PROBLEM DETAILS: Start at the line holding "What TikZ code", stop at the line holding "(0,0) rectangle (1144,722);", and repeat those lines exactly, both ends included; skip the pictures.

DATA FOR THIS TASK:
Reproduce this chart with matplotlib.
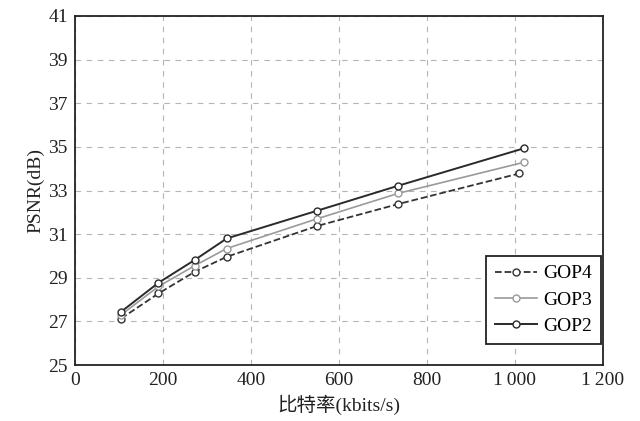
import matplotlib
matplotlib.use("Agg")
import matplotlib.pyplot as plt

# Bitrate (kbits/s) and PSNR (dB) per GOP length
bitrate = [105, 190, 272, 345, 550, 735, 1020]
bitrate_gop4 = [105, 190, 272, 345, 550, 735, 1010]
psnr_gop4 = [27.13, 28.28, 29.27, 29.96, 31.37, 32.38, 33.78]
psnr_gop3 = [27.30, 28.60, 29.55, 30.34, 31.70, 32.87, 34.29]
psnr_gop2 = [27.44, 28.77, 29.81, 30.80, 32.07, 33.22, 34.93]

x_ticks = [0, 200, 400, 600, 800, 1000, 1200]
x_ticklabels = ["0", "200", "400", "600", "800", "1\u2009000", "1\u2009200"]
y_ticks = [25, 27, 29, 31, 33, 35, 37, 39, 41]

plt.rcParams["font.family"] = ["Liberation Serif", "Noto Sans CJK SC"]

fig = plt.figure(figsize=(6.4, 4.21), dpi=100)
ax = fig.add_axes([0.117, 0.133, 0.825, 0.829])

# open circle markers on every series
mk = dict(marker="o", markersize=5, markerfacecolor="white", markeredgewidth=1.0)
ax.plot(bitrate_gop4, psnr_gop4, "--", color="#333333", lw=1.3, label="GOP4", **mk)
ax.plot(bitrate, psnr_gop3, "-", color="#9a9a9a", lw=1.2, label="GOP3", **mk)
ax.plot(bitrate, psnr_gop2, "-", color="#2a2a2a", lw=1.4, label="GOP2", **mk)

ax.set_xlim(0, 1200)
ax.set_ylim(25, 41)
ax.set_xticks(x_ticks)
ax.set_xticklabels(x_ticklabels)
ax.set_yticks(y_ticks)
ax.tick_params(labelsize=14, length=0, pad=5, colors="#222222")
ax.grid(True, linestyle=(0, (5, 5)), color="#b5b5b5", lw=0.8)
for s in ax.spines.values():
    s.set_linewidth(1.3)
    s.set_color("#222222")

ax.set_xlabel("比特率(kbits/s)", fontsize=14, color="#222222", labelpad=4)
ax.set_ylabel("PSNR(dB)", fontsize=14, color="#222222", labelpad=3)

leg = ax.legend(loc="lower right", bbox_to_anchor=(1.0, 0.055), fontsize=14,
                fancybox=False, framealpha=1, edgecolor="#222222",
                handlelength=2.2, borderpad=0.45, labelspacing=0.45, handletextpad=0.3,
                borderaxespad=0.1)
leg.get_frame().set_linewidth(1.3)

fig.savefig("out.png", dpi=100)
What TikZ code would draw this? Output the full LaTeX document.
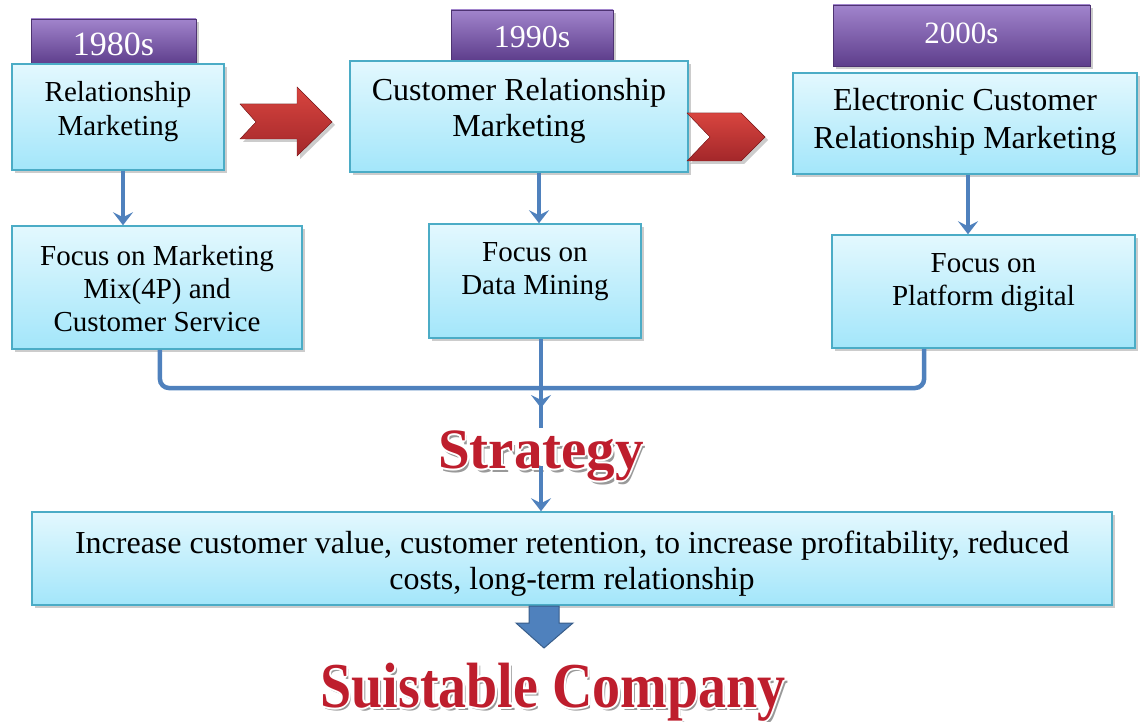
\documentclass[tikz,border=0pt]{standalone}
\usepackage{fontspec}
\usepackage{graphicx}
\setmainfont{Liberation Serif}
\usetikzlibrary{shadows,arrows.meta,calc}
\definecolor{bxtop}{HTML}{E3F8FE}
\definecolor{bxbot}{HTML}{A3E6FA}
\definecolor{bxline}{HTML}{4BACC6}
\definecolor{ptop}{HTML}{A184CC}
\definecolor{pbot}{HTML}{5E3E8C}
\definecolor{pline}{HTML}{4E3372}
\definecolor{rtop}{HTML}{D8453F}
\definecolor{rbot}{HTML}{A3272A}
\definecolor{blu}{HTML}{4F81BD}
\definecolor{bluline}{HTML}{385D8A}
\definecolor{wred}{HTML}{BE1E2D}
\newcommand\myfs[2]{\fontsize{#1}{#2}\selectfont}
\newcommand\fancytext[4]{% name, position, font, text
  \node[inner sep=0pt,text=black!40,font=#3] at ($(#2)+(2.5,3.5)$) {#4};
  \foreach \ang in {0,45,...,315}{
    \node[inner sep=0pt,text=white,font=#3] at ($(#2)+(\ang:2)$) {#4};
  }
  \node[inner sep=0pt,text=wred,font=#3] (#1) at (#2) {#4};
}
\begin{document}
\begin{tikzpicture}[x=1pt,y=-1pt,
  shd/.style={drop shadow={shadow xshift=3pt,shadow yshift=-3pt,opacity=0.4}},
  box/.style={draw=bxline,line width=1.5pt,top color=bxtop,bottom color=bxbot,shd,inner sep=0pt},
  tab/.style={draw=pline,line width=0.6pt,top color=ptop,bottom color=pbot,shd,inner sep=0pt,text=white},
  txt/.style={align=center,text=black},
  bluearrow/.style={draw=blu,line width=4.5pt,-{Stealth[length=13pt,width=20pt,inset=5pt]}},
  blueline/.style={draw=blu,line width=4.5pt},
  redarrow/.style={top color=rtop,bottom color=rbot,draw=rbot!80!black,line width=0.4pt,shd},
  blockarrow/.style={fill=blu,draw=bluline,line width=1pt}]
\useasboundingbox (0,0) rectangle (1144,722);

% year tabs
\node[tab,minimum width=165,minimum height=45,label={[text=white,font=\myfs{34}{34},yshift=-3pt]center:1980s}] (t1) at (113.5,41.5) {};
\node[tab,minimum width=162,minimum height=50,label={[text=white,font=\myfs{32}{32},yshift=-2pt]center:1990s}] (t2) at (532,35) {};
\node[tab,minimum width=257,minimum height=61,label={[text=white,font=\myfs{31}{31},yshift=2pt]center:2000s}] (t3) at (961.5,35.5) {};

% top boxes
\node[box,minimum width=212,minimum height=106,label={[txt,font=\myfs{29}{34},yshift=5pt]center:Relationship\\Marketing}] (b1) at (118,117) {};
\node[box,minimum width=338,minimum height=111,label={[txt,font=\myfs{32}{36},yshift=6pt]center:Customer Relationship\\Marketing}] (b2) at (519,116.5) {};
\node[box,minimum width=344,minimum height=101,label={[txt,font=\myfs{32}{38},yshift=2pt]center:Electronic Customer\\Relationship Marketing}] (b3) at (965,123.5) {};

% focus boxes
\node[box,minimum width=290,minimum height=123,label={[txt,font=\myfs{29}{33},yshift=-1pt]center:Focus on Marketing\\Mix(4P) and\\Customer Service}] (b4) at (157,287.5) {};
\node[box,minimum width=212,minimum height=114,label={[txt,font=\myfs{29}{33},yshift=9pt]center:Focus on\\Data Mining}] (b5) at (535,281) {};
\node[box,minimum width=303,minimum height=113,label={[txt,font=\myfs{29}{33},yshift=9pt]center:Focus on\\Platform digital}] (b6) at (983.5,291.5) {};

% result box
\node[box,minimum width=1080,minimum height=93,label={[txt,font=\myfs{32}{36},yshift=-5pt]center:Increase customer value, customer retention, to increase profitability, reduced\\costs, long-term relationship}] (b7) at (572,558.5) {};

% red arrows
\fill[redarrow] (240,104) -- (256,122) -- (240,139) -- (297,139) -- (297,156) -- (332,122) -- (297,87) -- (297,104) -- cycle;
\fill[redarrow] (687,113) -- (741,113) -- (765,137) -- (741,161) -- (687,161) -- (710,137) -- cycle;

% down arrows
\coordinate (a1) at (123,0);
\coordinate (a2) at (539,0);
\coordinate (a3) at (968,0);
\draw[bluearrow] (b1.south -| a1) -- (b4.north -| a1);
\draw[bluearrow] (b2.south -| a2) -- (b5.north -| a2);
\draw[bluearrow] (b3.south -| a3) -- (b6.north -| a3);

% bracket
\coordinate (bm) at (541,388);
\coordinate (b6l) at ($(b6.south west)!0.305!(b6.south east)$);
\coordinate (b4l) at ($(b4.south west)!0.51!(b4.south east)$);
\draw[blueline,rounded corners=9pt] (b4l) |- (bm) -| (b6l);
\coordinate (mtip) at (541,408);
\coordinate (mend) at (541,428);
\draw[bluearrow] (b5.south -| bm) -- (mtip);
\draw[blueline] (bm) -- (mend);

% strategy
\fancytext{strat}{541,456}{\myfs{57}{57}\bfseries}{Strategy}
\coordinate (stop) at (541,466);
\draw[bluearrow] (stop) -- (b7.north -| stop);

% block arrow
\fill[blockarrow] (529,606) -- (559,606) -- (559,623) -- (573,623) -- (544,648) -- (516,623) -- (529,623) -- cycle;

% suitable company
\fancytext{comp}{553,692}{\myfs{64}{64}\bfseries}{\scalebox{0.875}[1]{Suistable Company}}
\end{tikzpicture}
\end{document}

TASK OUTPUT:
What TikZ code would draw this? Output the full LaTeX document.
\documentclass[tikz,border=0pt]{standalone}
\usepackage{fontspec}
\usepackage{graphicx}
\setmainfont{Liberation Serif}
\usetikzlibrary{shadows,arrows.meta,calc}
\definecolor{bxtop}{HTML}{E3F8FE}
\definecolor{bxbot}{HTML}{A3E6FA}
\definecolor{bxline}{HTML}{4BACC6}
\definecolor{ptop}{HTML}{A184CC}
\definecolor{pbot}{HTML}{5E3E8C}
\definecolor{pline}{HTML}{4E3372}
\definecolor{rtop}{HTML}{D8453F}
\definecolor{rbot}{HTML}{A3272A}
\definecolor{blu}{HTML}{4F81BD}
\definecolor{bluline}{HTML}{385D8A}
\definecolor{wred}{HTML}{BE1E2D}
\newcommand\myfs[2]{\fontsize{#1}{#2}\selectfont}
\newcommand\fancytext[4]{% name, position, font, text
  \node[inner sep=0pt,text=black!40,font=#3] at ($(#2)+(2.5,3.5)$) {#4};
  \foreach \ang in {0,45,...,315}{
    \node[inner sep=0pt,text=white,font=#3] at ($(#2)+(\ang:2)$) {#4};
  }
  \node[inner sep=0pt,text=wred,font=#3] (#1) at (#2) {#4};
}
\begin{document}
\begin{tikzpicture}[x=1pt,y=-1pt,
  shd/.style={drop shadow={shadow xshift=3pt,shadow yshift=-3pt,opacity=0.4}},
  box/.style={draw=bxline,line width=1.5pt,top color=bxtop,bottom color=bxbot,shd,inner sep=0pt},
  tab/.style={draw=pline,line width=0.6pt,top color=ptop,bottom color=pbot,shd,inner sep=0pt,text=white},
  txt/.style={align=center,text=black},
  bluearrow/.style={draw=blu,line width=4.5pt,-{Stealth[length=13pt,width=20pt,inset=5pt]}},
  blueline/.style={draw=blu,line width=4.5pt},
  redarrow/.style={top color=rtop,bottom color=rbot,draw=rbot!80!black,line width=0.4pt,shd},
  blockarrow/.style={fill=blu,draw=bluline,line width=1pt}]
\useasboundingbox (0,0) rectangle (1144,722);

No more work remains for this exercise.